What the task asks | Print exactly the lines from the first one down to the line that contains "gpm = [38.75, 40.55, 41.93, 41.25, 41.85, 42.45, 41.23]", both included, and skip the pictures.

Available data |
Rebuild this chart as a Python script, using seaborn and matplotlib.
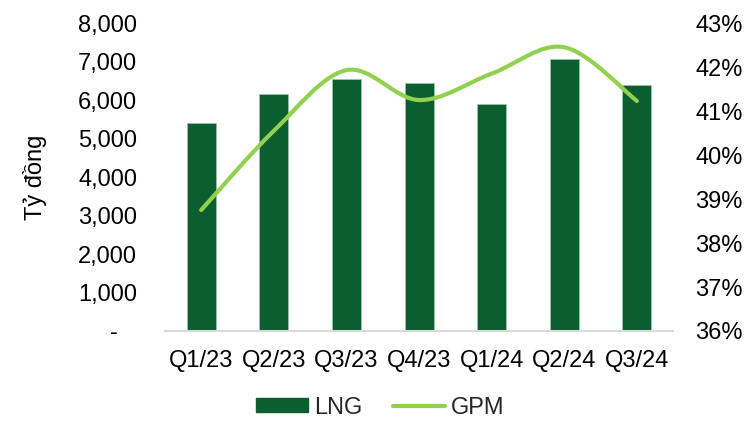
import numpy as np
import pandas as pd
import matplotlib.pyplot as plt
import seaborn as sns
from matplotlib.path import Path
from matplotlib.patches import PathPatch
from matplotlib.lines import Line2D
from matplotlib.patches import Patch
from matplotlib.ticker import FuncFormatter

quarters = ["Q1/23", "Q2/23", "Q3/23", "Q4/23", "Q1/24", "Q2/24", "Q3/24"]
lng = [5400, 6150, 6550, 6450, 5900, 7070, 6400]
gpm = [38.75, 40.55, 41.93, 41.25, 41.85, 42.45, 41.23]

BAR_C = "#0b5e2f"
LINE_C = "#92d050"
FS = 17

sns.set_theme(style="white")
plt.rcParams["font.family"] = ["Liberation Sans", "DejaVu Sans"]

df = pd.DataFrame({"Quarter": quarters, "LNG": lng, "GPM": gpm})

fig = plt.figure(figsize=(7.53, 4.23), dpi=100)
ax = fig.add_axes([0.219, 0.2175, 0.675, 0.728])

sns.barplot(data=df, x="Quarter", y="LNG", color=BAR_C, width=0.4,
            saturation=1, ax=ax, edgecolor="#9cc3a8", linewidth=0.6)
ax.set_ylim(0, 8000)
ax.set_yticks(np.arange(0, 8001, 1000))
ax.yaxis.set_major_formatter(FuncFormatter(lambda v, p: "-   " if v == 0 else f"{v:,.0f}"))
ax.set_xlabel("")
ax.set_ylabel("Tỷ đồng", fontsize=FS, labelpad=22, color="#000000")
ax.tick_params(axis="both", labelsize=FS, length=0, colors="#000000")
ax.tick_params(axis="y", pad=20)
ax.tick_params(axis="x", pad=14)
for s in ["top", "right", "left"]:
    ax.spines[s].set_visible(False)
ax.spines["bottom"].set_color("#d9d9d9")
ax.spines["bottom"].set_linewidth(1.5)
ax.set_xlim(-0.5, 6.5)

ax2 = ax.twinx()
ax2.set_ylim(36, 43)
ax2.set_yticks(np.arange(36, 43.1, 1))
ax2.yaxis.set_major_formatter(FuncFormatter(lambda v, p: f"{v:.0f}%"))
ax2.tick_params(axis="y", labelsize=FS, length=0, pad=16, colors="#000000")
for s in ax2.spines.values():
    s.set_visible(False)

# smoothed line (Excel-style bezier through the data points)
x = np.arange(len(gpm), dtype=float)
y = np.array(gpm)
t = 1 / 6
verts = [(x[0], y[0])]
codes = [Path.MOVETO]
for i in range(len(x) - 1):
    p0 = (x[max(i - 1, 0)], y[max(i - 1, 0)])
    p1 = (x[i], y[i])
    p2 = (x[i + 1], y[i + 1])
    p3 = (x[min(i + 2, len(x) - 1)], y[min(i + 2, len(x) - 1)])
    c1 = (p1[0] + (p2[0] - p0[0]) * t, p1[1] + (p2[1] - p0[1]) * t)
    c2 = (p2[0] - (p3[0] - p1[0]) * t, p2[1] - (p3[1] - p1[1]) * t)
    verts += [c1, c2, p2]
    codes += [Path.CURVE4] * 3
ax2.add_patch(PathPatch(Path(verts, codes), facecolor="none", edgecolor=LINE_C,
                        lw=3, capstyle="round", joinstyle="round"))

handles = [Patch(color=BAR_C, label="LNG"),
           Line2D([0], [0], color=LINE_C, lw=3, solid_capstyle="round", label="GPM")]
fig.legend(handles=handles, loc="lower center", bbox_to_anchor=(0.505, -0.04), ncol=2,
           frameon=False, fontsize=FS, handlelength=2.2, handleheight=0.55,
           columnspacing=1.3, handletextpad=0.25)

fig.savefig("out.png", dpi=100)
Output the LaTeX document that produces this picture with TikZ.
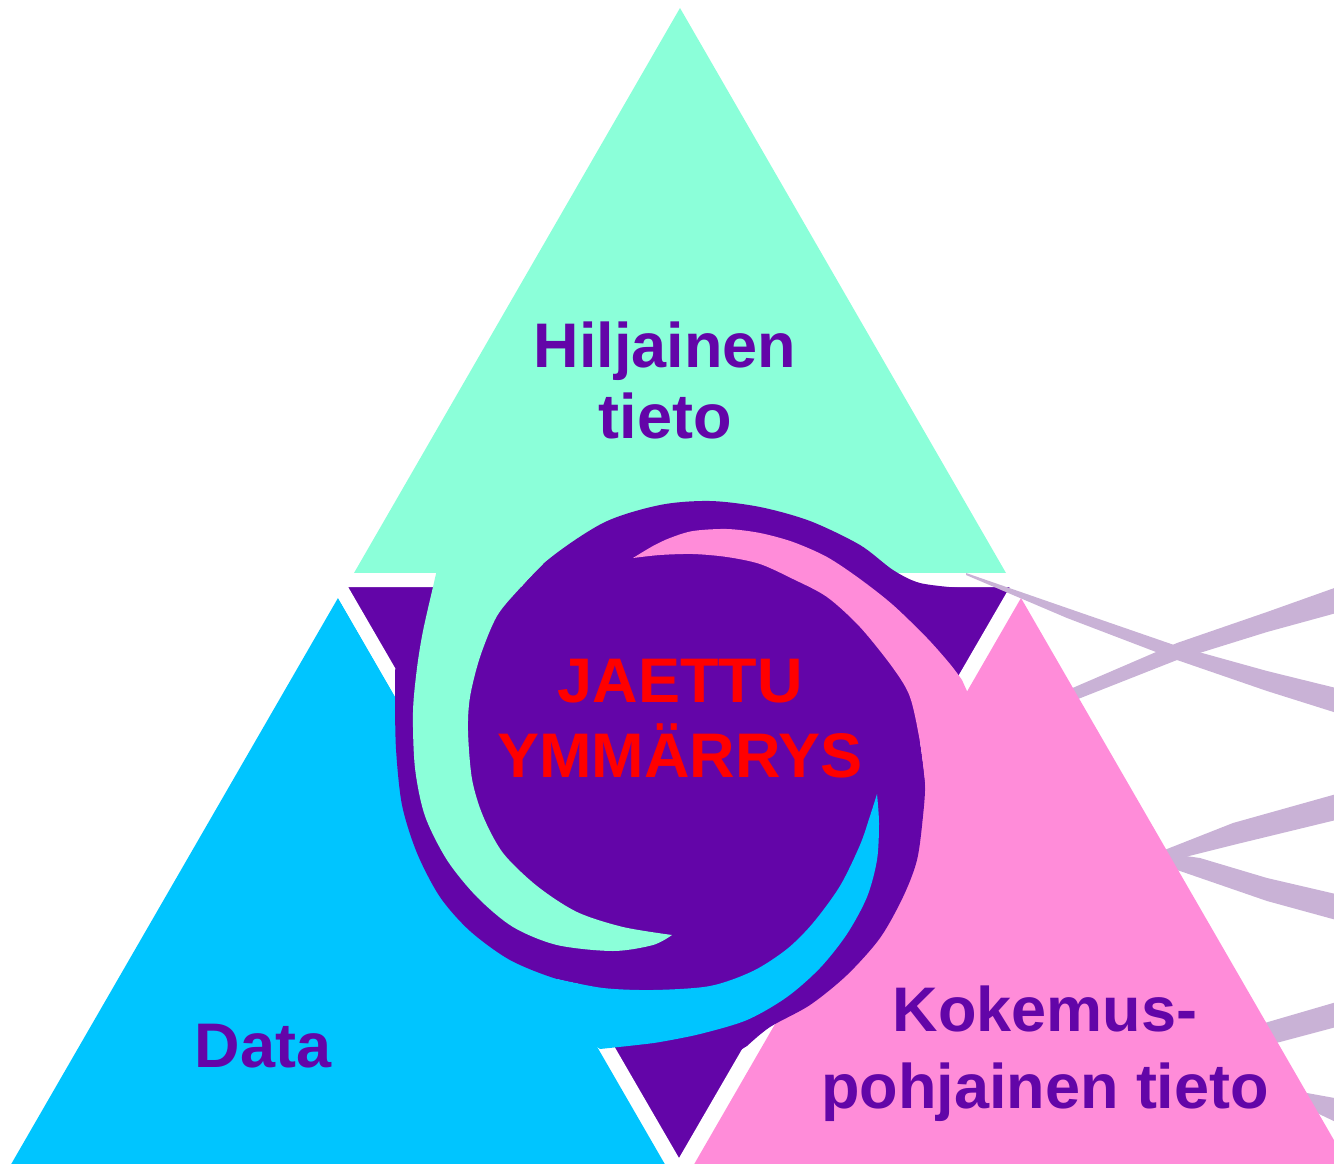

Expected output |
Rebuild this chart as a Python script, using seaborn and matplotlib.
import numpy as np
import pandas as pd
import matplotlib.pyplot as plt
import seaborn as sns
from matplotlib.path import Path
from matplotlib.patches import PathPatch
from matplotlib.lines import Line2D
from matplotlib.patches import Patch
from matplotlib.ticker import FuncFormatter

quarters = ["Q1/23", "Q2/23", "Q3/23", "Q4/23", "Q1/24", "Q2/24", "Q3/24"]
lng = [5400, 6150, 6550, 6450, 5900, 7070, 6400]
gpm = [38.75, 40.55, 41.93, 41.25, 41.85, 42.45, 41.23]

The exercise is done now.